The 110th trade show for the National Association of Music Merchants, more commonly known as NAMM, took place last week in Anaheim and crossfadr was on the scene. The massive conference was held on three levels of the cavernous Anaheim Convention Center. Over four days 1441 exhibitors from around the world showed off the latest and greatest in musical instruments, technology and other music related products to some 95,709 registered attendees.

Crossfadr combed the halls in an effort to find out about some of the companies that are offering new products and technologies for DJs, selectors, turntablists and vinyl fanatics. Here’s a look at some of the cooler DJ-related booths we encountered as we wove through the throngs of shaggy-haired metal-heads noodling away on the latest custom electric guitar gear.

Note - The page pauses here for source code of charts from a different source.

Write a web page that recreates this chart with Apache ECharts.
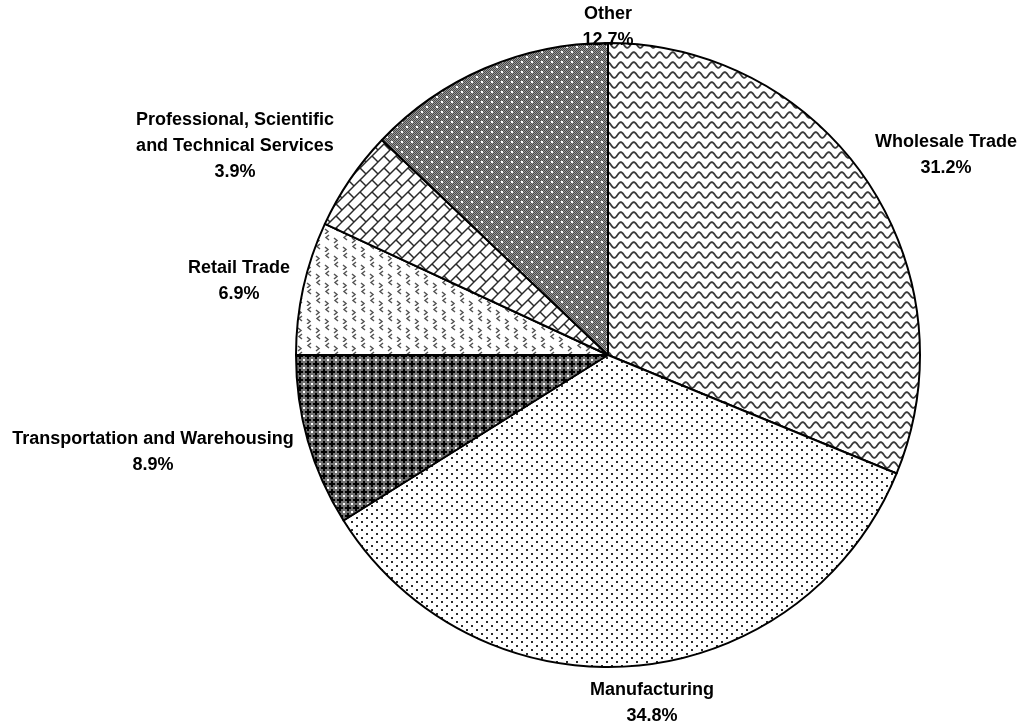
<!DOCTYPE html>
<html>
<head>
<meta charset="utf-8">
<script src="https://cdn.jsdelivr.net/npm/echarts@6/dist/echarts.min.js"></script>
<style>
  html, body { margin: 0; padding: 0; background: #fff; }
  #chart { width: 1024px; height: 727px; }
</style>
</head>
<body>
<div id="chart"></div>
<script>
// slice names, as printed
var categories = [
  'Wholesale Trade',
  'Manufacturing',
  'Transportation and Warehousing',
  'Retail Trade',
  'Professional, Scientific\nand Technical Services',
  'Other'
];
// share of the circle each slice takes in the picture
var shares = [31.2, 34.9, 8.9, 6.9, 5.2, 12.9];
// percent text printed under each name
var pctLabels = ['31.2%', '34.8%', '8.9%', '6.9%', '3.9%', '12.7%'];

// where each label block sits (centre of text)
var labelSpots = [[946, 155], [652, 703], [153, 452], [239, 281], [235, 146], [608, 27]];

function tile(w, h, draw) {
  var c = document.createElement('canvas');
  c.width = w; c.height = h;
  var ctx = c.getContext('2d');
  ctx.fillStyle = '#fff';
  ctx.fillRect(0, 0, w, h);
  draw(ctx, w, h);
  return c;
}

// wavy lines
var wavePat = tile(13, 10, function (ctx, w) {
  ctx.strokeStyle = '#3a3a3a';
  ctx.lineWidth = 1.8;
  for (var k = -1; k <= 1; k++) {
    ctx.beginPath();
    for (var x = -1; x <= w + 1; x += 0.5) {
      var y = 5 + k * 10 + 2.8 * Math.sin(2 * Math.PI * x / w);
      if (x === -1) ctx.moveTo(x, y); else ctx.lineTo(x, y);
    }
    ctx.stroke();
  }
});

// fine dots
var dotPat = tile(10, 8, function (ctx) {
  ctx.fillStyle = '#2a2a2a';
  ctx.fillRect(1, 1, 2, 2);
  ctx.fillRect(6, 5, 2, 2);
});

// dark crosses
var crossPat = tile(8, 8, function (ctx) {
  ctx.fillStyle = '#707070';
  ctx.fillRect(0, 0, 8, 8);
  ctx.fillStyle = '#000';
  ctx.fillRect(1, 3, 6, 2);
  ctx.fillRect(3, 1, 2, 6);
  ctx.fillStyle = '#fff';
  ctx.fillRect(0, 0, 1, 1);
  ctx.fillRect(7, 0, 1, 1);
  ctx.fillRect(0, 7, 1, 1);
  ctx.fillRect(7, 7, 1, 1);
});

// little chevrons
var chevPat = tile(18, 18, function (ctx) {
  ctx.strokeStyle = '#555';
  ctx.lineWidth = 1.5;
  function lt(x, y) { ctx.beginPath(); ctx.moveTo(x + 3, y); ctx.lineTo(x, y + 2.5); ctx.lineTo(x + 3, y + 5); ctx.stroke(); }
  function gt(x, y) { ctx.beginPath(); ctx.moveTo(x, y); ctx.lineTo(x + 3, y + 2.5); ctx.lineTo(x, y + 5); ctx.stroke(); }
  lt(2, 1); gt(10, 4);
  lt(11, 10); gt(1, 13);
});

// diagonal bricks
var brickPat = tile(12, 12, function (ctx) {
  var p = 6, d = p * Math.SQRT2, L = 2 * d, s = Math.SQRT1_2;
  ctx.strokeStyle = '#2a2a2a';
  ctx.lineWidth = 1.5;
  function pt(u, v) { return [(u + v) * s, (-u + v) * s]; }
  for (var k = -6; k <= 6; k++) {
    var a = pt(-100, k * d), b = pt(100, k * d);
    ctx.beginPath(); ctx.moveTo(a[0], a[1]); ctx.lineTo(b[0], b[1]); ctx.stroke();
    for (var j = -8; j <= 8; j++) {
      var u = j * L + (Math.abs(k) % 2 ? L / 2 : 0);
      var c0 = pt(u, k * d), c1 = pt(u, (k + 1) * d);
      ctx.beginPath(); ctx.moveTo(c0[0], c0[1]); ctx.lineTo(c1[0], c1[1]); ctx.stroke();
    }
  }
});

// gray checker with white dots
var greyPat = tile(10, 10, function (ctx) {
  for (var y = 0; y < 10; y++) {
    for (var x = 0; x < 10; x++) {
      ctx.fillStyle = (x + y) % 2 ? '#9a9a9a' : '#4a4a4a';
      ctx.fillRect(x, y, 1, 1);
    }
  }
  ctx.fillStyle = '#fff';
  ctx.fillRect(1, 1, 2, 2);
  ctx.fillRect(6, 6, 2, 2);
});

var patterns = [wavePat, dotPat, crossPat, chevPat, brickPat, greyPat];

var seriesData = categories.map(function (name, i) {
  return {
    name: name,
    value: shares[i],
    itemStyle: { color: { image: patterns[i], repeat: 'repeat' } }
  };
});

var myChart = echarts.init(document.getElementById('chart'), null, { renderer: 'canvas' });

var option = {
  backgroundColor: '#fff',
  animation: false,
  series: [
    {
      type: 'pie',
      center: [608, 355],
      radius: 312,
      startAngle: 90,
      clockwise: true,
      avoidLabelOverlap: false,
      itemStyle: { borderColor: '#000', borderWidth: 2 },
      label: {
        show: true,
        position: 'outside',
        color: '#000',
        fontFamily: 'Liberation Sans',
        fontWeight: 'bold',
        fontSize: 18,
        lineHeight: 26,
        align: 'center',
        formatter: function (p) {
          return p.name + '\n' + pctLabels[p.dataIndex];
        }
      },
      labelLine: { show: false },
      labelLayout: function (params) {
        var spot = labelSpots[params.dataIndex];
        return { x: spot[0], y: spot[1], align: 'center', verticalAlign: 'middle' };
      },
      emphasis: { disabled: true },
      data: seriesData
    }
  ]
};

myChart.setOption(option);
</script>
</body>
</html>
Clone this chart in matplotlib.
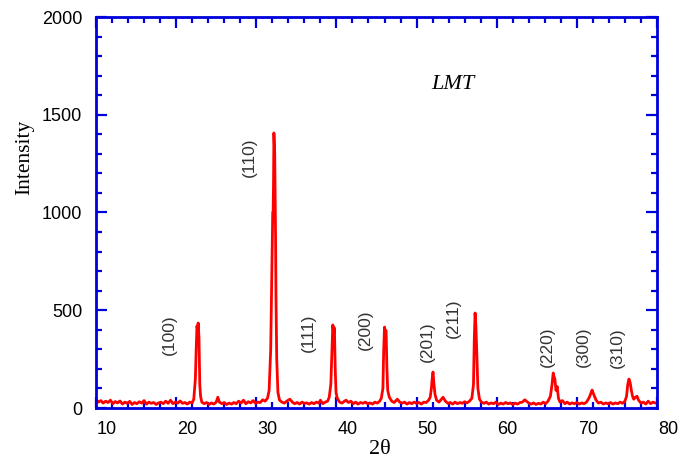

Headquartered in Yokohama, Japan, Stokyo is a company that specializes in distributing premium DJ products including hardware, software and analog records. What set Stokyo apart from some of the bigger name DJ-tech related exhibits we encountered at NAMM was the company’s commitment to analog and maintaining a decidedly old school aesthetic.

“Blending the old school vibe with modern technology is what it’s all about at Stokyo,” explained one of the company’s DJ/representatives standing around the crowded turntables at the Stokyo booth.

Stokyo’s product line includes an extensive selection of break, beat and scratch tool analog vinyl as well as a line of custom Serato Control vinyl that feature designs by renowned street artists. Other products the company produces include slipmats, apparel, jewelry and accessories. Stokyo also has a license to produce and distribute the Soundwagon, the world’s smallest portable vinyl player, which famously comes in the form of a miniature VW Bus that travels around a record in a circular motion, projecting the sound out a tiny speak in its roof.

For more about Stokyo and a complete selection of the products they have available visit:

Slipmats Online

Of course once you’ve ordered your custom Serato Control vinyl from Stokyo you won’t want to go back to just dropping your records on those tattered old slipmats. To that end, you’ll want to pay a visit to Slipmats Online.

“We carry custom full color slipmats in a variety of weights and felts,” said Kevin Springfield, a rep at the Slipmats Online booth. “No limit on color or artwork as long as it fits on the template.”

Turnaround for custom slipmats is normally about ten days to two weeks. “You just email your artwork to us,” Springfield explained. “We put it on a template, we send it back for approval and then we’ll run from one to thousands of pairs of slipmats.”

The San Diego-based company offers a sliding price structure with the cost of each slipmat going down the more you order. Individual slipmats start at about $20 each.

To submit your artwork and order your own custom set, visit:

Ion: iLP & Vinyl Forever

Even if you’re a total vinyl junkie, hauling all those records around can get cumbersome. Or maybe you want to hear that rare ‘70s funk LP you won in an online auction the next time you’re on the treadmill at the gym. To that end you’ll want to check out the iLP by Ion. The iLP is a turntable conversion system that enables you to transfer your vinyl records directly onto your iPod, iPhone or iPad.

“The iLP allows you to take you vinyl records and convert them to MP3s or WAV files,” explained Ion representative Fred Galkin. “It accommodates iPod Touch, iPhone, iPods, iPads, anything with a 30pin connector, and it goes direct. It’s also got a USB so if you want to store all your stuff on your computer, you can do that as well.”

The iLP features an RCA out that allows you to listen to your records while you are transferring them, or just to use it as a regular turntable. It retails for $99 and is available from major retailers across the U.S. Of course if you already happen to have a few turntables lying around, you may be better off with Vinyl Forever.

“Vinyl Forever does everything iLP does if you already have your own turntable,” explains Galkin. “You plug your turntable in, it’s even got a ground and USB control. It comes with its own software, it’s called Easy Vinyl Tape Converter and it comes with all of our conversion products. Its very easy, very step-by-step, it tells you exactly when to drop the needle when to hit record, all of that stuff.”

The iLP retails for around $99 while the iPod-sized Vinyl Forever goes for just $34.99.